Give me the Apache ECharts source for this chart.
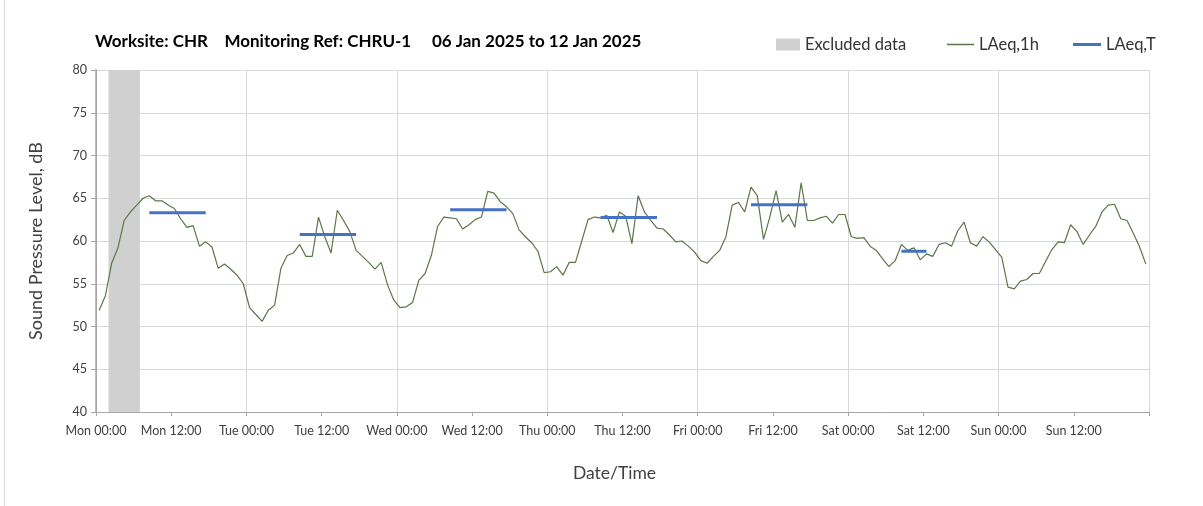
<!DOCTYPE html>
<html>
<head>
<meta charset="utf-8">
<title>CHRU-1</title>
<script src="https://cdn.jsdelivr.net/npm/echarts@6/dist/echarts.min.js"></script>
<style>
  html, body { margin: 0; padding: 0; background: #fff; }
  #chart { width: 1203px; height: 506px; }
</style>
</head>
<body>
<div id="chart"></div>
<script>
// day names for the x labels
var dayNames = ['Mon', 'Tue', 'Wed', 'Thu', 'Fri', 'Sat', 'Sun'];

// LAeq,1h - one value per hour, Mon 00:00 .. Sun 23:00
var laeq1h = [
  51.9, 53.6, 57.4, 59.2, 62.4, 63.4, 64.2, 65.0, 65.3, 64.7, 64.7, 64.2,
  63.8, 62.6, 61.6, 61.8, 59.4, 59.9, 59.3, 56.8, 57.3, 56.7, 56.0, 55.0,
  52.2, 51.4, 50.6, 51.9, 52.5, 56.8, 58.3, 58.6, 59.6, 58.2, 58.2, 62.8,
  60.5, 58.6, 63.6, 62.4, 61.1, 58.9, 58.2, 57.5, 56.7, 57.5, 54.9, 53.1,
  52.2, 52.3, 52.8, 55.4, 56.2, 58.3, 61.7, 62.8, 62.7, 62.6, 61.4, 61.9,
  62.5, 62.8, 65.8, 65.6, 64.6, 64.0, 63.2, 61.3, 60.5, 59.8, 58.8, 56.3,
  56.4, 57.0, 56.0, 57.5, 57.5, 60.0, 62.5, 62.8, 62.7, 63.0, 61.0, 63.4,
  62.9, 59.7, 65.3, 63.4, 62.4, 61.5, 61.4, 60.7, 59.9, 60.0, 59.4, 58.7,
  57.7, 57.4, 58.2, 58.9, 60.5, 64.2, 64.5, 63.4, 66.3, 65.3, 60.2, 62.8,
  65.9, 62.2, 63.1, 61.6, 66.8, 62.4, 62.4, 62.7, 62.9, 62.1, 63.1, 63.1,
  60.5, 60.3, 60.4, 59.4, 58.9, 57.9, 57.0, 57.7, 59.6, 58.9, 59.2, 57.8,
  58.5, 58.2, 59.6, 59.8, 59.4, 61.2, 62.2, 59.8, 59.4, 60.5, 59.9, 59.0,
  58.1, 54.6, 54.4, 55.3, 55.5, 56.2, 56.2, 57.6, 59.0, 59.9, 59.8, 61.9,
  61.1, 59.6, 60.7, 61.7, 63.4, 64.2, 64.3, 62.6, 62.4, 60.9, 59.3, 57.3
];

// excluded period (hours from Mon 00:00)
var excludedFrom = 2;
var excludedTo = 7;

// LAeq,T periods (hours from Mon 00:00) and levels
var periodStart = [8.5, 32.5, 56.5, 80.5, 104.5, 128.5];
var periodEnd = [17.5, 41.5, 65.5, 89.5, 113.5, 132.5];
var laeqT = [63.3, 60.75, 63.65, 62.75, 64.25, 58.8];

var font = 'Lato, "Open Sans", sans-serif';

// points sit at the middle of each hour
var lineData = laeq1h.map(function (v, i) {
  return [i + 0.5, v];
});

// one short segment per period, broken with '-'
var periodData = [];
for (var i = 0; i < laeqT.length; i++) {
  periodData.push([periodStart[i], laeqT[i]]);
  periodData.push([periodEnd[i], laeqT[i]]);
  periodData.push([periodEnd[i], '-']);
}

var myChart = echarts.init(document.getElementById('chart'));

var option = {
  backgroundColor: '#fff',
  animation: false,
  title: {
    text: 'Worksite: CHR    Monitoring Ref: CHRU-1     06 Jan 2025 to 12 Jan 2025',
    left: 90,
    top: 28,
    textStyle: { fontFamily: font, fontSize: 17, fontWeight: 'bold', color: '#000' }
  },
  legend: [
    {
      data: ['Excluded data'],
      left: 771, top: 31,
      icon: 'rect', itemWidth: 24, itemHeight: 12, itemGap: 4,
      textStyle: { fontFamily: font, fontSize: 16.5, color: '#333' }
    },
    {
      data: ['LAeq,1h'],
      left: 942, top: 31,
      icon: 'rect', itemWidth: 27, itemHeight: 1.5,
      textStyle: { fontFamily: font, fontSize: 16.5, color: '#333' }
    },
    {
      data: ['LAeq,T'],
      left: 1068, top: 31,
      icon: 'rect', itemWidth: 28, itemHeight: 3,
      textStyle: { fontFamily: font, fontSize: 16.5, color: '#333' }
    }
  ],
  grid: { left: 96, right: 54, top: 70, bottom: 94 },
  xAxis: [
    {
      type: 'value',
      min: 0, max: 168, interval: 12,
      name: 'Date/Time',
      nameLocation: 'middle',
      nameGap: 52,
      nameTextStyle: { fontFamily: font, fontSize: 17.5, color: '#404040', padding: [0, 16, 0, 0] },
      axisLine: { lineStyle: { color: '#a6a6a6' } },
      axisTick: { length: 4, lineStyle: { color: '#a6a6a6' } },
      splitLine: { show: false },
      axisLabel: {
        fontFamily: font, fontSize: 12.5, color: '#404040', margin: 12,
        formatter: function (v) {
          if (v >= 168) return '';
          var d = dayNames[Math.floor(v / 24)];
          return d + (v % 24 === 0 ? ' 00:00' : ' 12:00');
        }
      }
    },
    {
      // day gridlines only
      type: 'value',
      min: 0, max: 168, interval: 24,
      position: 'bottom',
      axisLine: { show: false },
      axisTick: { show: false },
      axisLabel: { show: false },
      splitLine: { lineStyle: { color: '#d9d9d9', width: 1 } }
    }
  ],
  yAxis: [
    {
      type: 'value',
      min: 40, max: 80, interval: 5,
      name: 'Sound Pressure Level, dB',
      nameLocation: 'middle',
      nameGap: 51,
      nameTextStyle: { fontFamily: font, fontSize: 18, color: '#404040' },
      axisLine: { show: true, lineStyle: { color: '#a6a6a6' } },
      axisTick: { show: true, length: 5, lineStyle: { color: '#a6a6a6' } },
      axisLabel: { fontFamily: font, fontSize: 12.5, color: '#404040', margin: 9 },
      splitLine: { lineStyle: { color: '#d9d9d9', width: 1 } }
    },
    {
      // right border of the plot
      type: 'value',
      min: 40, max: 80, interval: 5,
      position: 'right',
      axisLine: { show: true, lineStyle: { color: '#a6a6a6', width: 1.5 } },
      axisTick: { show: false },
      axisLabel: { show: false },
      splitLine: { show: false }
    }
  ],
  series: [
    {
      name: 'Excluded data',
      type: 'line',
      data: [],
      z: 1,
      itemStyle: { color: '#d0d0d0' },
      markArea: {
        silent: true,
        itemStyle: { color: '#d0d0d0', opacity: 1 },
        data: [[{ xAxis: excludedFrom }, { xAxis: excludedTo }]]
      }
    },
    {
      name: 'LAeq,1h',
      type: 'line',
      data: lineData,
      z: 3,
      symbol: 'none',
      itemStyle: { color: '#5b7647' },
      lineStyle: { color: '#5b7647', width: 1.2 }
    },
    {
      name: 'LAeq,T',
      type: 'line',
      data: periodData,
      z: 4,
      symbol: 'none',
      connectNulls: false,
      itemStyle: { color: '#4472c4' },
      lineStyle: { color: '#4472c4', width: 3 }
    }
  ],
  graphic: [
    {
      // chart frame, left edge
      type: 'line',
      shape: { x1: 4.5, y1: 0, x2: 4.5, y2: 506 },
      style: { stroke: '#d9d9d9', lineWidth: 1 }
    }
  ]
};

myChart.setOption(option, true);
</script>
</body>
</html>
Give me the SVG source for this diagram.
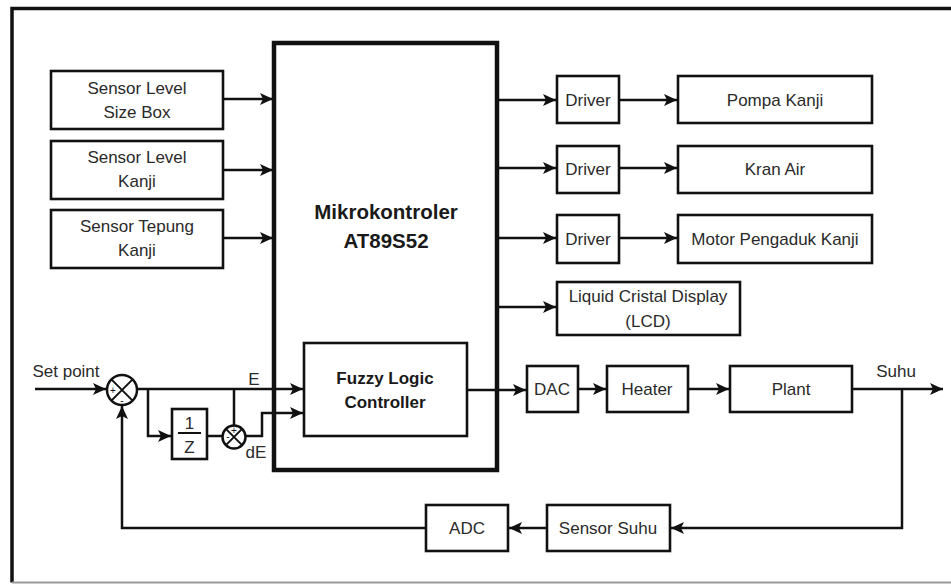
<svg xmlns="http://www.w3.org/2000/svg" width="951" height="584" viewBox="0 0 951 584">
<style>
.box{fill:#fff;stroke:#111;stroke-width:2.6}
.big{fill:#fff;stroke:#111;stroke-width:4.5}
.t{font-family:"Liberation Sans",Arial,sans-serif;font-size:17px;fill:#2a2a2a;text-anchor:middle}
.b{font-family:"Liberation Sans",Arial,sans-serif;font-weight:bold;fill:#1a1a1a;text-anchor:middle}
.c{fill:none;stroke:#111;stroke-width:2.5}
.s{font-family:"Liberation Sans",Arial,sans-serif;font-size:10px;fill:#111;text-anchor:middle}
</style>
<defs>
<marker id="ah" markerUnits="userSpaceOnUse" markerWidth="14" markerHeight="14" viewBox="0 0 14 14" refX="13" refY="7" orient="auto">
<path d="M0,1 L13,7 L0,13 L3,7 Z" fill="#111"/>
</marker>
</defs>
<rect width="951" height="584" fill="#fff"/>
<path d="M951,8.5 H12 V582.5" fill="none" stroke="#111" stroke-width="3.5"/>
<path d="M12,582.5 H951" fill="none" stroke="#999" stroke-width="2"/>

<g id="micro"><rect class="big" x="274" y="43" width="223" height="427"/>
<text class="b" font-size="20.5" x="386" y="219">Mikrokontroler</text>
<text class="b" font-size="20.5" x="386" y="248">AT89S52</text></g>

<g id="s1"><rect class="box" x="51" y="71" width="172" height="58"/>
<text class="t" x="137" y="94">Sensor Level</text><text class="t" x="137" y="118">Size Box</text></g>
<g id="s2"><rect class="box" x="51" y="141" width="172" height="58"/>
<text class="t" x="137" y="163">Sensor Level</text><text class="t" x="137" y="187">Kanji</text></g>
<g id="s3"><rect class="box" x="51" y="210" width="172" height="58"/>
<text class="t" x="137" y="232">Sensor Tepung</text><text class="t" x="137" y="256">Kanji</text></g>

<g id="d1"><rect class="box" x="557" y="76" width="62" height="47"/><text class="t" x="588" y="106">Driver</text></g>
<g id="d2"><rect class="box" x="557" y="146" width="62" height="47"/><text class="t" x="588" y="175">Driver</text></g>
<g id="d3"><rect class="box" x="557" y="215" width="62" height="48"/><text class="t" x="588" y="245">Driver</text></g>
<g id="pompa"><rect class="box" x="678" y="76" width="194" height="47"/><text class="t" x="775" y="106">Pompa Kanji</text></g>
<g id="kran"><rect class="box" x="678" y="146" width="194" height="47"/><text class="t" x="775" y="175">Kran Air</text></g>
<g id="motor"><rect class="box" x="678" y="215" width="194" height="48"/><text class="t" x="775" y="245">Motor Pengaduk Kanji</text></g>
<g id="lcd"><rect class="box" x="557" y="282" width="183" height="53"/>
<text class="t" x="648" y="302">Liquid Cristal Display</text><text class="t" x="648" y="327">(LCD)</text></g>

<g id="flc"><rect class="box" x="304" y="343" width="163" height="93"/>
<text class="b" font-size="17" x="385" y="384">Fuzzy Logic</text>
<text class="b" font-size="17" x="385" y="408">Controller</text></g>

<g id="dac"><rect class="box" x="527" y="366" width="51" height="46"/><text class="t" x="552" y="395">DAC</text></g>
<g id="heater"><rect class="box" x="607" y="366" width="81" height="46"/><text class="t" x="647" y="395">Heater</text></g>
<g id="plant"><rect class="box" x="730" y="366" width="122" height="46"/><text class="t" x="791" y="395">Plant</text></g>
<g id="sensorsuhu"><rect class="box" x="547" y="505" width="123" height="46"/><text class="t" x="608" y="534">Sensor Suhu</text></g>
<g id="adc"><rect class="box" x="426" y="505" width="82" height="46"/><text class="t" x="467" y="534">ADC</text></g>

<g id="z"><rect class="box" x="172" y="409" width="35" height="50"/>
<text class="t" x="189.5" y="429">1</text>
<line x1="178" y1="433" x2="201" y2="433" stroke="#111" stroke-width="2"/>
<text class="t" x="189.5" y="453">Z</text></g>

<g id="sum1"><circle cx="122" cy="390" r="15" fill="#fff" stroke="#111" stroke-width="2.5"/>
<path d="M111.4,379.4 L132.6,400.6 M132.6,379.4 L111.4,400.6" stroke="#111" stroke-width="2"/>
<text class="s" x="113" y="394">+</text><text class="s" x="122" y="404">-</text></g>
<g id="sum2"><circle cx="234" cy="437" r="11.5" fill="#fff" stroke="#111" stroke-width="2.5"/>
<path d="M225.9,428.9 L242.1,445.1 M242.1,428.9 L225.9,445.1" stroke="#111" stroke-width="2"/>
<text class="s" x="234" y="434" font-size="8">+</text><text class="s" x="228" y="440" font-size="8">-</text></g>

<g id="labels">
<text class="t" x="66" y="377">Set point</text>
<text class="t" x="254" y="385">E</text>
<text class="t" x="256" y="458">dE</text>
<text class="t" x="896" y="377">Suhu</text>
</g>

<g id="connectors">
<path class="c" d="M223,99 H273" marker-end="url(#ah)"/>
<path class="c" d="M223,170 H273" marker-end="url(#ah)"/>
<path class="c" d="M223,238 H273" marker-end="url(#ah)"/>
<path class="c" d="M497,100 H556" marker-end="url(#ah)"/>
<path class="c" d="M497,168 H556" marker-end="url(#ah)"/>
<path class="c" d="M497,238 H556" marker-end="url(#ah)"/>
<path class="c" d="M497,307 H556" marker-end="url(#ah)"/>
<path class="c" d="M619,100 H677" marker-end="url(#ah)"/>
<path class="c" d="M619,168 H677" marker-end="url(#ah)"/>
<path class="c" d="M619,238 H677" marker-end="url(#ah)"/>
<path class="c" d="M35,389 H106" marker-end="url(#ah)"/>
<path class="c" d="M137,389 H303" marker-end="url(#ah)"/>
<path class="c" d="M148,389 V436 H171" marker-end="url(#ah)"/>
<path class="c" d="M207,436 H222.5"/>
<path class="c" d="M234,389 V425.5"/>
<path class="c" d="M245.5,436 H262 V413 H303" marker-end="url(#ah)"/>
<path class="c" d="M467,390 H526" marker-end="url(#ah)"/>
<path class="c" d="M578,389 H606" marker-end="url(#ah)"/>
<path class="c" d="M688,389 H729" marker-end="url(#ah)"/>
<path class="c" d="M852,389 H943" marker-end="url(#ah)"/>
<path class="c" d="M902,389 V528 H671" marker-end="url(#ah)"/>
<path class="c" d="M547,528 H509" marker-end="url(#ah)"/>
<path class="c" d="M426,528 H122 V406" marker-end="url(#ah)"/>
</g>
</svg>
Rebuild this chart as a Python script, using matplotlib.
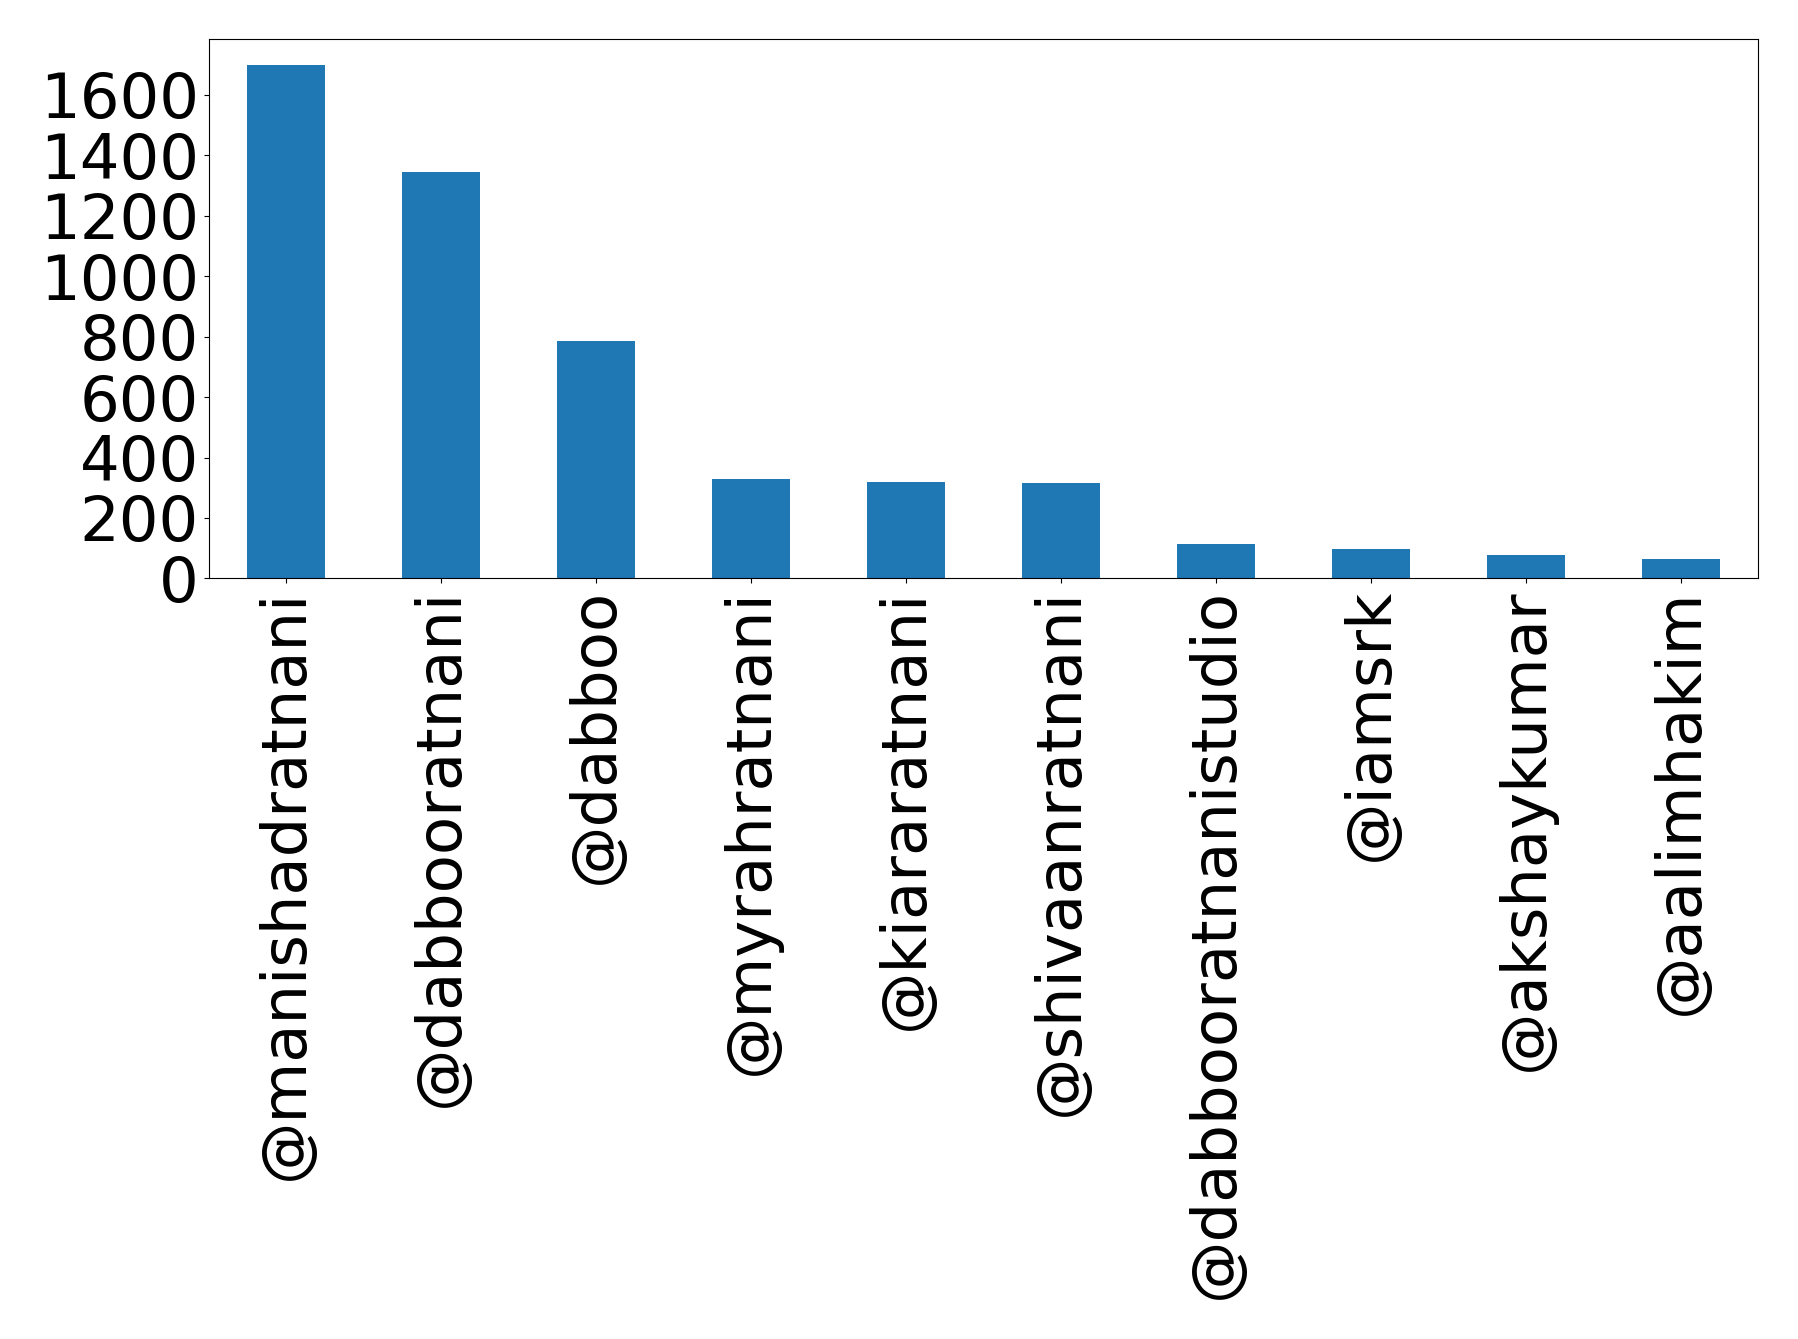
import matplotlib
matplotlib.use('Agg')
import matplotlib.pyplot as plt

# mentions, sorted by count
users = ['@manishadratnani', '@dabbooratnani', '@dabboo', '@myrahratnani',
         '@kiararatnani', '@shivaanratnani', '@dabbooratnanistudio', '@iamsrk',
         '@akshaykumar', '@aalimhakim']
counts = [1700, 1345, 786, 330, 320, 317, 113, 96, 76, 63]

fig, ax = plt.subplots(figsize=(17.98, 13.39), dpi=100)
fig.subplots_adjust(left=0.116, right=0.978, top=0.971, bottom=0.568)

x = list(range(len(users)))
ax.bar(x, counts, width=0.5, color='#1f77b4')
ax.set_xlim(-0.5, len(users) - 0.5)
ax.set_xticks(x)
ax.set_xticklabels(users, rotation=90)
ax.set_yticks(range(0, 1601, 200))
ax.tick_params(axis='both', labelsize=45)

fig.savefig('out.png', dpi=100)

================================

**Work instructions:** Pictures should be left out. Retype only the run of lines from the line containing "Rebuild this chart" to the line containing "96, 76, 63]", inclusive.

**Worked answer:**
Rebuild this chart as a Python script, using matplotlib.
import matplotlib
matplotlib.use('Agg')
import matplotlib.pyplot as plt

# mentions, sorted by count
users = ['@manishadratnani', '@dabbooratnani', '@dabboo', '@myrahratnani',
         '@kiararatnani', '@shivaanratnani', '@dabbooratnanistudio', '@iamsrk',
         '@akshaykumar', '@aalimhakim']
counts = [1700, 1345, 786, 330, 320, 317, 113, 96, 76, 63]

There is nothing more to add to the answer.